I went to Utah precisely because it’s weird. More specifically, because economic data suggest that modest Salt Lake City, population 192,672, does something that the rest of us seem to be struggling with: It helps people move upward from poverty. I went to Utah in search of the American Dream.

I’m pretty sure McArdle’s experience in high school was quite different from mine (it can’t have been any worse.)  Partly because New York was more diverse than Madison, and partly because (I assume) she’s more observant than I am, and far more than I was at age 14.  But Utah doesn’t seem weird to me.

Madison is not Mormon, and it does have a lot of heavy drinking, but otherwise both places are part of Nordic America, the North Central part of the US.  This map in Chetty’s paper shows higher levels of upward mobility (among whites) in lighter colors:

Screen Shot 2017-03-28 at 4.52.03 PMActually, Madison’s on the fringe of Nordic America, the epicenter seems closer to South Dakota.  (I had one Scandinavian grandparent.)

At one point McArdle compares the upward mobility of Utah and Denmark:

The wide gulf between Utah and, say, North Carolina implies that we do, in fact, have a real problem on our hands.

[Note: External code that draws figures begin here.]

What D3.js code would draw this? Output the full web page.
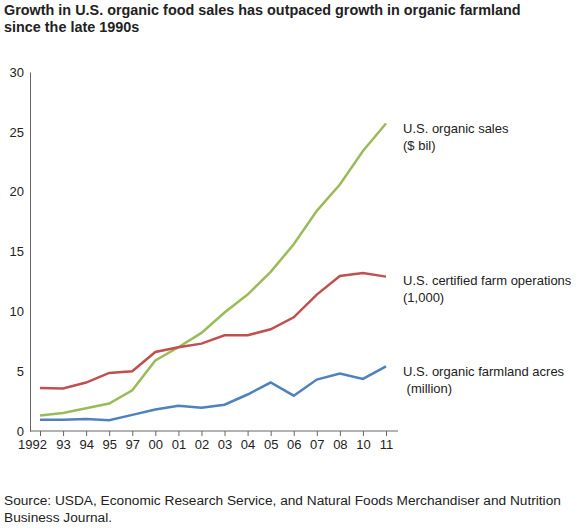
<!DOCTYPE html>
<html lang="en">
  <head>
    <meta charset="UTF-8" />
    <style>
      body { margin: 0; background: #fff; font-family: Arial, "Liberation Sans", sans-serif; }
      .title { font-weight: bold; font-size: 14.4px; fill: #222; }
      .tick text { font-size: 13px; fill: #222; }
      .lab { font-size: 13px; fill: #222; }
      .src { font-size: 13.7px; fill: #222; }
    </style>
  </head>
  <body>
    <svg id="chart" width="585" height="528"></svg>
    <script src="https://cdn.jsdelivr.net/npm/d3@7"></script>
    <script>
      const years = ['1992', '93', '94', '95', '97', '00', '01', '02', '03', '04', '05', '06', '07', '08', '10', '11'];
      const sales = [1.3, 1.5, 1.9, 2.3, 3.4, 5.9, 7.0, 8.2, 9.9, 11.4, 13.3, 15.6, 18.4, 20.6, 23.4, 25.7];
      const farms = [3.6, 3.55, 4.05, 4.85, 5.0, 6.6, 7.0, 7.3, 8.0, 8.0, 8.5, 9.5, 11.4, 12.95, 13.2, 12.9];
      const acres = [0.93, 0.95, 1.0, 0.9, 1.35, 1.8, 2.1, 1.95, 2.2, 3.05, 4.05, 2.95, 4.3, 4.8, 4.35, 5.4];
      const yTicks = [0, 5, 10, 15, 20, 25, 30];

      const svg = d3.select('#chart');
      const x = d3.scalePoint().domain(years).range([40, 386]);
      const y = d3.scaleLinear().domain([0, 30]).range([431, 72]);

      svg.append('text').attr('class', 'title').attr('x', 4).attr('y', 15)
        .text('Growth in U.S. organic food sales has outpaced growth in organic farmland');
      svg.append('text').attr('class', 'title').attr('x', 4).attr('y', 32).text('since the late 1990s');

      const yAxis = svg.append('g').attr('transform', 'translate(30,0)')
        .call(d3.axisLeft(y).tickValues(yTicks).tickSize(0).tickPadding(6));
      yAxis.select('.domain').attr('stroke', '#666');
      yAxis.selectAll('.tick text').attr('font-family', 'Arial, Liberation Sans, sans-serif');

      const xAxis = svg.append('g').attr('transform', 'translate(0,431)')
        .call(d3.axisBottom(x).tickSize(5).tickPadding(4));
      xAxis.select('.domain').attr('d', 'M30,0H398').attr('stroke', '#666');
      xAxis.selectAll('.tick line').attr('stroke', '#666');
      xAxis.selectAll('.tick text').attr('font-family', 'Arial, Liberation Sans, sans-serif')
        .attr('dx', (d) => (d === '1992' ? -8 : 0));

      const line = d3.line().x((d, i) => x(years[i])).y((d) => y(d));
      [[sales, '#9bbb59'], [farms, '#c0504d'], [acres, '#4f81bd']].forEach(([s, c]) => {
        svg.append('path').datum(s).attr('d', line).attr('fill', 'none')
          .attr('stroke', c).attr('stroke-width', 2.5);
      });

      const labels = [
        [['U.S. organic sales', '($ bil)'], 133],
        [['U.S. certified farm operations', '(1,000)'], 285],
        [['U.S. organic farmland acres', ' (million)'], 376],
      ];
      labels.forEach(([lines, ty]) => {
        lines.forEach((t, i) => {
          svg.append('text').attr('class', 'lab').attr('x', 403).attr('y', ty + i * 17)
            .attr('xml:space', 'preserve').text(t);
        });
      });

      svg.append('text').attr('class', 'src').attr('x', 4).attr('y', 505)
        .text('Source: USDA, Economic Research Service, and Natural Foods Merchandiser and Nutrition');
      svg.append('text').attr('class', 'src').attr('x', 4).attr('y', 522).text('Business Journal.');
    </script>
  </body>
</html>
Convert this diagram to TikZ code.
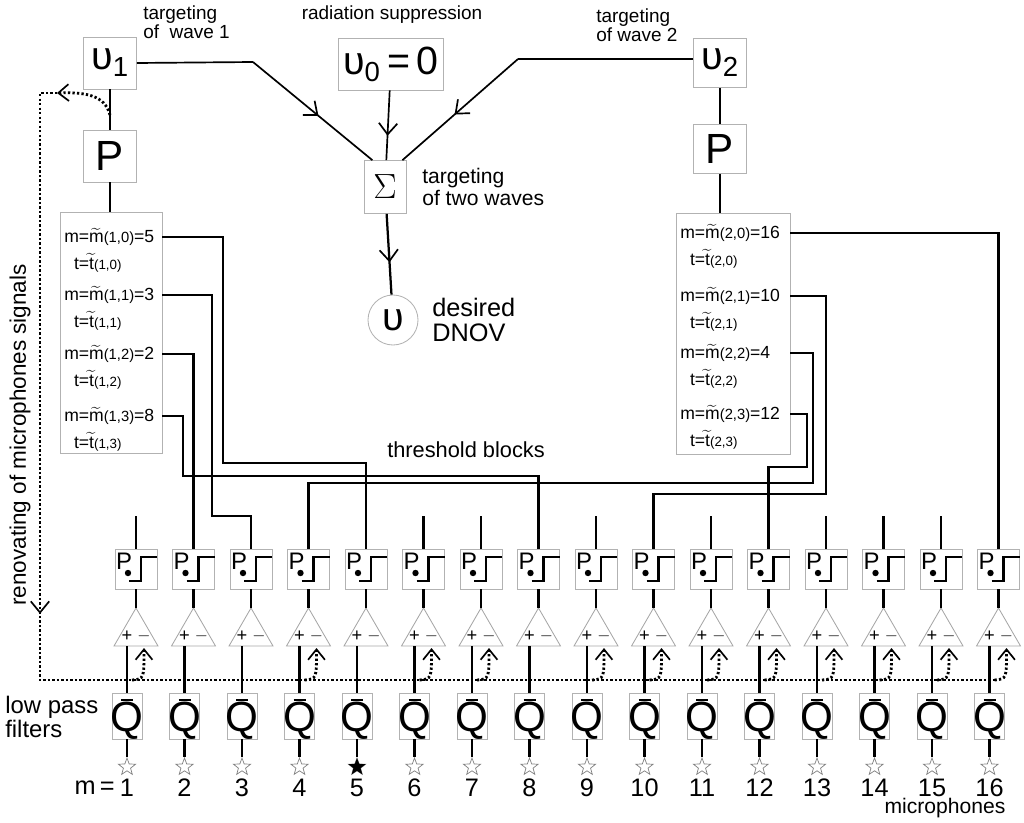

A child born in the bottom quintile of incomes in Charlotte has only a 4 percent chance of making it into the top quintile. A child in Salt Lake City, on the other hand, has more than a 10.8 percent chance — achingly close to the 11.7 percent found in Denmark and well on the way to the 20 percent chance you would expect in a perfectly just world.

Interestingly she doesn’t pursue that link any further.  Lars Christensen tipped me off to this fact:

Denmark supplied more immigrants to Utah in the nineteenth century than any other country except Great Britain. Most of these Danes–nearly 17,000–were converts to the LDS Church, heeding an urgent millennialistic call to gather to “Zion.”

Given that Denmark has less than 1% of Europe’s population, that’s a pretty interesting coincidence.  And other Scandinavian countries were also well represented:

Periodicals in their native language served combined audiences of Danes and Norwegians, and sometimes Swedes as well. The most successful of these was the Danish-Norwegian newspaper Bikuben (The Beehive), published in Salt Lake City from 1876 through 1935 (under LDS Church ownership in later years).

Whatever’s going on in North Central America, and Utah as well, I’m pretty sure it has something to do with Nordic culture.

The title of this post includes “East Asians”; what do they have to do with Utah?  The same Chetty paper has a table of mobility by metro area:

Screen Shot 2017-03-28 at 6.47.32 PMNotice that 3 of the top 6 cities are places in California with lots of upwardly mobile Asian families.

So let me finally get to the point.  I see a similarity between North Central America (including Utah) and East Asia.  In the not too distant past, both places were largely agricultural.  But in the 21st century global economy the big money is no longer in farmland, it’s in ideas.  Both areas have lots of upwardly mobile people who have successfully made the jump into the 21st century economy.  Like me!  (And my wife.)  Lots of other cultures, in America and elsewhere, seem to struggle with the demand of the 21st century.

In one sense, the success of East Asia is easier to explain, because they started from a far lower level.  When East Asia finally linked up with the global economy, they discovered that their cultures had a set of attributes that were well suited to achieving upward mobility—such as an emphasis on education, hard work, high saving rates, low crime rate, stable families, etc.  Many of these cultural attributes also show up in North Central America.  China is full of billionaires who started life as dirt-poor peasant farmers.  I’d guess that 90% of the world’s billionaires who grew up in abject poverty are Chinese, and roughly zero percent are American.

But why do white Americans from Iowa and Utah have more upward mobility than white Americans from other areas.  One possibility is that it’s easier to jump from the bottom 20% to the top 20% in places where those quintiles are not that far apart.

Lots of smart kids in the upward Midwest grew up in dead end small towns without much opportunity, but then used university education to make a jump to places where they could achieve much more success.

People on the two coasts tend to have a mental image of rural America as being “poor”.  But the upper Midwest contains lots of pretty big and successful family farms.  In the old days when America was more equal, talented people would have been much more content to stay in their region of the country.  If they moved, it more likely was in search of a better climate.  Why move from cold Wisconsin to cold Massachusetts when (during the 1960s) the incomes weren’t much different?  High tech barely existed back then.

PS.  What areas surprise you the most?  For me, it’s the low upward mobility of Michigan and western Oregon, and the fact that Louisiana has more mobility than the rest of the Deep South.